Iraqi police say a bomb in the city of Fallujah has killed four police and one civilian.
A police official says 15 people were injured in the blast outside a bank in the one-time Sunni insurgent stronghold west of Baghdad. The injured included an Iraqi TV cameraman.
Police and a crowd gathered in the bank area after an explosion at 6:30am yesterday. A second blast caused the casualties.
The police official spoke on condition of anonymity because he was not authorized to talk to the media.
In related news, the White House said yesterday that the US remained opposed to setting an “arbitrary” date for withdrawing troops from Iraq, after Iraqi officials called for a timetable as part of a security agreement being negotiated with Washington.
“We have always been opposed and remain so to an arbitrary withdrawal date,” White House Spokeswoman Dana Perino said to reporters traveling with US President George W. Bush in Japan.
The US believes those decisions should be “based on conditions on the ground” and Iraqi officials agree with that, she said.
Iraq’s national security adviser on Tuesday said Iraq would not accept any security agreement with the US unless it included dates for the withdrawal of foreign forces. But the government’s spokesman said any timetable would depend on security conditions on the ground.
Their differences underscored the debate in Baghdad over the security pact with Washington that will provide a legal basis for US troops to remain when a UN mandate expires at the end of the year
The White House said the statements from Iraqi officials about a timetable for troop withdrawal partly reflected improvements in the security situation in Iraq.
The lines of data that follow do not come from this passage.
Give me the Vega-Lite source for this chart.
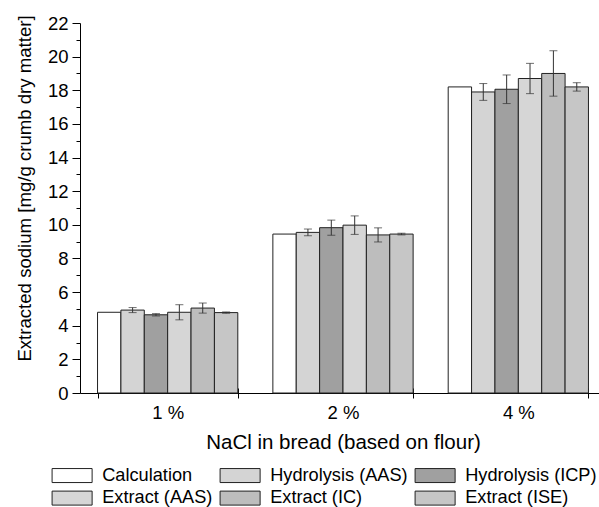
{
  "$schema": "https://vega.github.io/schema/vega-lite/v6.json",
  "width": 526,
  "height": 370,
  "padding": {"left": 15, "top": 14, "right": 0, "bottom": 0},
  "background": "white",
  "config": {
    "font": "Liberation Sans",
    "view": {"stroke": null},
    "axis": {"labelColor": "black", "titleColor": "black", "domainColor": "black", "tickColor": "black", "grid": false, "labelFont": "Liberation Sans", "titleFont": "Liberation Sans", "titleFontWeight": "normal"}
  },
  "data": {
    "values": [
      {"group": "1 %", "method": "Calculation", "value": 4.8, "lo": null, "hi": null},
      {"group": "1 %", "method": "Hydrolysis (AAS)", "value": 4.93, "lo": 4.78, "hi": 5.08},
      {"group": "1 %", "method": "Hydrolysis (ICP)", "value": 4.65, "lo": 4.58, "hi": 4.72},
      {"group": "1 %", "method": "Extract (AAS)", "value": 4.8, "lo": 4.35, "hi": 5.25},
      {"group": "1 %", "method": "Extract (IC)", "value": 5.05, "lo": 4.75, "hi": 5.35},
      {"group": "1 %", "method": "Extract (ISE)", "value": 4.78, "lo": 4.74, "hi": 4.82},
      {"group": "2 %", "method": "Calculation", "value": 9.45, "lo": null, "hi": null},
      {"group": "2 %", "method": "Hydrolysis (AAS)", "value": 9.55, "lo": 9.35, "hi": 9.75},
      {"group": "2 %", "method": "Hydrolysis (ICP)", "value": 9.83, "lo": 9.38, "hi": 10.28},
      {"group": "2 %", "method": "Extract (AAS)", "value": 9.98, "lo": 9.43, "hi": 10.53},
      {"group": "2 %", "method": "Extract (IC)", "value": 9.4, "lo": 8.98, "hi": 9.82},
      {"group": "2 %", "method": "Extract (ISE)", "value": 9.45, "lo": 9.4, "hi": 9.5},
      {"group": "4 %", "method": "Calculation", "value": 18.2, "lo": null, "hi": null},
      {"group": "4 %", "method": "Hydrolysis (AAS)", "value": 17.9, "lo": 17.4, "hi": 18.4},
      {"group": "4 %", "method": "Hydrolysis (ICP)", "value": 18.06, "lo": 17.21, "hi": 18.91},
      {"group": "4 %", "method": "Extract (AAS)", "value": 18.7, "lo": 17.8, "hi": 19.6},
      {"group": "4 %", "method": "Extract (IC)", "value": 19.0, "lo": 17.65, "hi": 20.35},
      {"group": "4 %", "method": "Extract (ISE)", "value": 18.2, "lo": 17.95, "hi": 18.45}
    ]
  },
  "encoding": {
    "x": {"field": "group", "type": "nominal", "scale": {"paddingInner": 0.2, "paddingOuter": 0.1}},
    "xOffset": {"field": "method", "type": "nominal", "scale": {"domain": ["Calculation", "Hydrolysis (AAS)", "Hydrolysis (ICP)", "Extract (AAS)", "Extract (IC)", "Extract (ISE)"], "paddingInner": 0, "paddingOuter": 0}}
  },
  "layer": [
    {
      "mark": {"type": "bar", "stroke": "#222", "strokeWidth": 1, "opacity": 1},
      "encoding": {
        "x": {"field": "group", "type": "nominal", "axis": {"title": "NaCl in bread (based on flour)", "labelAngle": 0, "tickBand": "extent", "tickSize": 5, "labelFontSize": 18.5, "labelPadding": 5, "titleFontSize": 20.5, "titlePadding": 11, "orient": "bottom"}},
        "y": {"field": "value", "type": "quantitative", "scale": {"domain": [0, 22], "nice": false}, "axis": {"title": "Extracted sodium [mg/g crumb dry matter]", "values": [0, 2, 4, 6, 8, 10, 12, 14, 16, 18, 20, 22], "tickSize": 8, "labelPadding": 4, "labelFontSize": 18.5, "titleFontSize": 18.6, "titlePadding": 13, "titleY": 165, "orient": "left"}},
        "fill": {
          "field": "method", "type": "nominal",
          "scale": {"domain": ["Calculation", "Hydrolysis (AAS)", "Hydrolysis (ICP)", "Extract (AAS)", "Extract (IC)", "Extract (ISE)"], "range": ["#ffffff", "#d4d4d4", "#a0a0a0", "#d6d6d6", "#bdbdbd", "#c6c6c6"]},
          "legend": {"title": null, "orient": "none", "direction": "horizontal", "legendX": -17, "legendY": 443, "columns": 3, "symbolType": "M-2.86,-1H2.86V1H-2.86Z", "symbolSize": 196, "symbolStrokeColor": "#222", "symbolStrokeWidth": 1, "symbolOpacity": 1, "labelFontSize": 18.2, "labelOffset": 21, "labelColor": "black", "columnPadding": 5, "rowPadding": 3, "labelFont": "Liberation Sans", "labelLimit": 300}
        }
      }
    },
    {
      "mark": {"type": "rule", "color": "#333", "strokeWidth": 1},
      "encoding": {
        "x": {"field": "group", "type": "nominal", "axis": {"title": null, "labels": false, "domain": false, "tickBand": "extent", "tickSize": -5, "orient": "bottom"}},
        "y": {"field": "lo", "type": "quantitative", "axis": {"title": null, "labels": false, "domain": false, "values": [1, 3, 5, 7, 9, 11, 13, 15, 17, 19, 21], "tickSize": 4, "orient": "left"}},
        "y2": {"field": "hi"}
      }
    },
    {
      "mark": {"type": "tick", "color": "#333", "size": 8, "thickness": 1, "orient": "horizontal"},
      "encoding": {
        "x": {"field": "group", "type": "nominal", "axis": null},
        "y": {"field": "hi", "type": "quantitative", "axis": null}
      }
    },
    {
      "mark": {"type": "tick", "color": "#333", "size": 8, "thickness": 1, "orient": "horizontal"},
      "encoding": {
        "x": {"field": "group", "type": "nominal", "axis": null},
        "y": {"field": "lo", "type": "quantitative", "axis": null}
      }
    }
  ],
  "resolve": {"axis": {"x": "independent", "y": "independent"}}
}
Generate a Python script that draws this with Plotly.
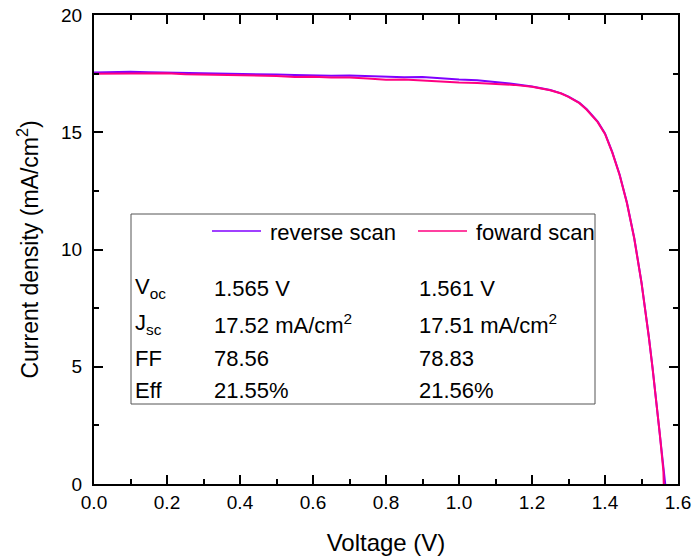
import plotly.graph_objects as go

# ---- data ----
v_rev = [0.00, 0.05, 0.10, 0.15, 0.20, 0.25, 0.30, 0.35, 0.40, 0.45, 0.50, 0.55,
         0.60, 0.65, 0.70, 0.75, 0.80, 0.85, 0.90, 0.95, 1.00, 1.05, 1.10, 1.15,
         1.20, 1.25, 1.28, 1.30, 1.33, 1.35, 1.38, 1.40, 1.42, 1.44, 1.46, 1.48,
         1.50, 1.51, 1.52, 1.53, 1.54, 1.55, 1.56, 1.565]
j_rev = [17.55, 17.57, 17.58, 17.56, 17.55, 17.52, 17.50, 17.49, 17.48, 17.47, 17.46, 17.44,
         17.42, 17.41, 17.42, 17.39, 17.36, 17.35, 17.36, 17.30, 17.25, 17.22, 17.15, 17.06,
         16.95, 16.80, 16.66, 16.52, 16.25, 15.98, 15.45, 14.95, 14.15, 13.20, 12.00, 10.50,
         8.60, 7.50, 6.30, 5.00, 3.65, 2.25, 0.75, 0.00]

v_fwd = [0.00, 0.05, 0.10, 0.15, 0.20, 0.25, 0.30, 0.35, 0.40, 0.45, 0.50, 0.55,
         0.60, 0.65, 0.70, 0.75, 0.80, 0.85, 0.90, 0.95, 1.00, 1.05, 1.10, 1.15,
         1.20, 1.25, 1.28, 1.30, 1.33, 1.35, 1.38, 1.40, 1.42, 1.44, 1.46, 1.48,
         1.50, 1.51, 1.52, 1.53, 1.54, 1.55, 1.56, 1.561]
j_fwd = [17.50, 17.51, 17.52, 17.50, 17.52, 17.47, 17.46, 17.42, 17.44, 17.41, 17.40, 17.36,
         17.37, 17.33, 17.33, 17.29, 17.24, 17.25, 17.20, 17.15, 17.12, 17.10, 17.07, 17.02,
         16.94, 16.79, 16.65, 16.51, 16.24, 15.96, 15.43, 14.93, 14.13, 13.18, 11.98, 10.48,
         8.58, 7.47, 6.27, 4.97, 3.60, 2.15, 0.55, 0.00]

series_names = ["reverse scan", "foward scan"]
series_colors = ["#8000FF", "#FF0080"]
row_labels = ["V<sub>oc</sub>", "J<sub>sc</sub>", "FF", "Eff"]
rev_params = ["1.565 V", "17.52 mA/cm<sup>2</sup>", "78.56", "21.55%"]
fwd_params = ["1.561 V", "17.51 mA/cm<sup>2</sup>", "78.83", "21.56%"]

x_ticks = [0.0, 0.2, 0.4, 0.6, 0.8, 1.0, 1.2, 1.4, 1.6]
x_ticklabels = ["0.0", "0.2", "0.4", "0.6", "0.8", "1.0", "1.2", "1.4", "1.6"]
y_ticks = [0, 5, 10, 15, 20]

FONT = "Liberation Sans, Arial, sans-serif"

fig = go.Figure()
fig.add_trace(go.Scatter(x=v_rev, y=j_rev, mode="lines", name=series_names[0],
                         line=dict(color=series_colors[0], width=2)))
fig.add_trace(go.Scatter(x=v_fwd, y=j_fwd, mode="lines", name=series_names[1],
                         line=dict(color=series_colors[1], width=2)))

W, H = 694, 556
L, R, T, B = 94, 16, 15, 72
pw, ph = W - L - R, H - T - B

def px(x):
    return (x - L) / pw

def py(y):
    return (H - B - y) / ph

# legend / parameter box
fig.add_shape(type="rect", xref="paper", yref="paper",
              x0=px(131), x1=px(595), y0=py(404), y1=py(214),
              line=dict(color="#555555", width=1), fillcolor="rgba(0,0,0,0)")

# legend samples
for i, (x0, x1, tx) in enumerate([(212, 261, 268), (418, 467, 474)]):
    fig.add_shape(type="line", xref="paper", yref="paper",
                  x0=px(x0), x1=px(x1), y0=py(231), y1=py(231),
                  line=dict(color=series_colors[i], width=1.5))
    fig.add_annotation(xref="paper", yref="paper", x=px(tx), y=py(232),
                       text=series_names[i], showarrow=False, xanchor="left",
                       yanchor="middle", font=dict(size=22, color="black", family=FONT))

rows_y = [288, 324, 358, 390]
for k in range(4):
    for xcol, txt in [(133, row_labels[k]), (212, rev_params[k]), (417, fwd_params[k])]:
        fig.add_annotation(xref="paper", yref="paper", x=px(xcol), y=py(rows_y[k]),
                           text=txt, showarrow=False, xanchor="left", yanchor="middle",
                           font=dict(size=22, color="black", family=FONT))

axis_common = dict(
    showline=True, linecolor="black", linewidth=2, mirror="allticks",
    ticks="inside", ticklen=9, tickwidth=1.5, tickcolor="black",
    showgrid=False, zeroline=False, automargin=False,
    tickfont=dict(size=19, color="black", family=FONT),
)

fig.update_xaxes(range=[0, 1.6], tickvals=x_ticks, ticktext=x_ticklabels,
                 minor=dict(dtick=0.1, ticks="inside", ticklen=5, tickwidth=1.5,
                            tickcolor="black", showgrid=False),
                 title=dict(text="Voltage (V)", font=dict(size=24, color="black", family=FONT),
                            standoff=22),
                 ticklabelstandoff=0,
                 **axis_common)
fig.update_yaxes(range=[0, 20], tickvals=y_ticks,
                 minor=dict(dtick=2.5, ticks="inside", ticklen=5, tickwidth=1.5,
                            tickcolor="black", showgrid=False),
                 title=dict(text="Current density (mA/cm<sup>2</sup>)",
                            font=dict(size=23, color="black", family=FONT), standoff=16),
                 ticklabelstandoff=6,
                 **axis_common)

fig.update_layout(width=W, height=H, margin=dict(l=L, r=R, t=T, b=B),
                  plot_bgcolor="white", paper_bgcolor="white", showlegend=False,
                  font=dict(family=FONT, color="black"))

fig.write_html("out.html")
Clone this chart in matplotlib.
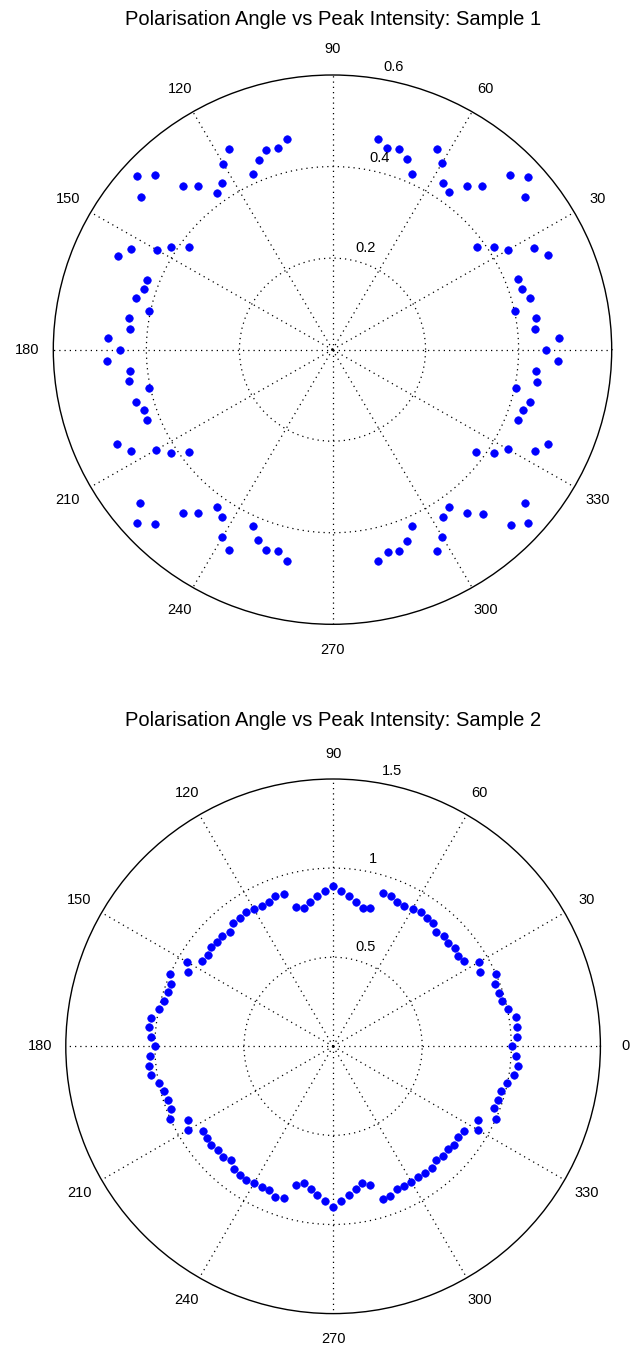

“I think that is a reflection of first and foremost the positive developments that we’ve seen recently in Iraq, but in addition to that, the negotiations are intensifying,” Perino said.
“This is about their future and they want to take on more of their own responsibility, and we want that too,” she said.
Perino said she would not put a timetable on when the security agreement might be completed.
“We want to be able to try to work this out quickly and the main reason that we want this is because our troops are going to be there past the end of this year. That’s a fact,” she said.
Meanwhile, a US Army three-star general, who for a year led efforts to train Iraq’s army and police units, said progress was mixed and US help was needed for the foreseeable future.
Lieutenant General James Dubik was expected to tell the House Armed Services Committee yesterday that the size of Iraq’s security forces have grown by more than a quarter — from 444,000 to 566,000 — since he assumed command of the Multi-National Security Transition Command in June last year. He added that the forces were improving their ability to execute operations on their own.
But the fast-growing force lacks experienced military leaders and the inability to train all of its new recruits, Dubik says.
“As I often said to my command in Baghdad, ‘progress doesn’t result in no problems, it results in new problems,’” he wrote in prepared testimony for the hearing.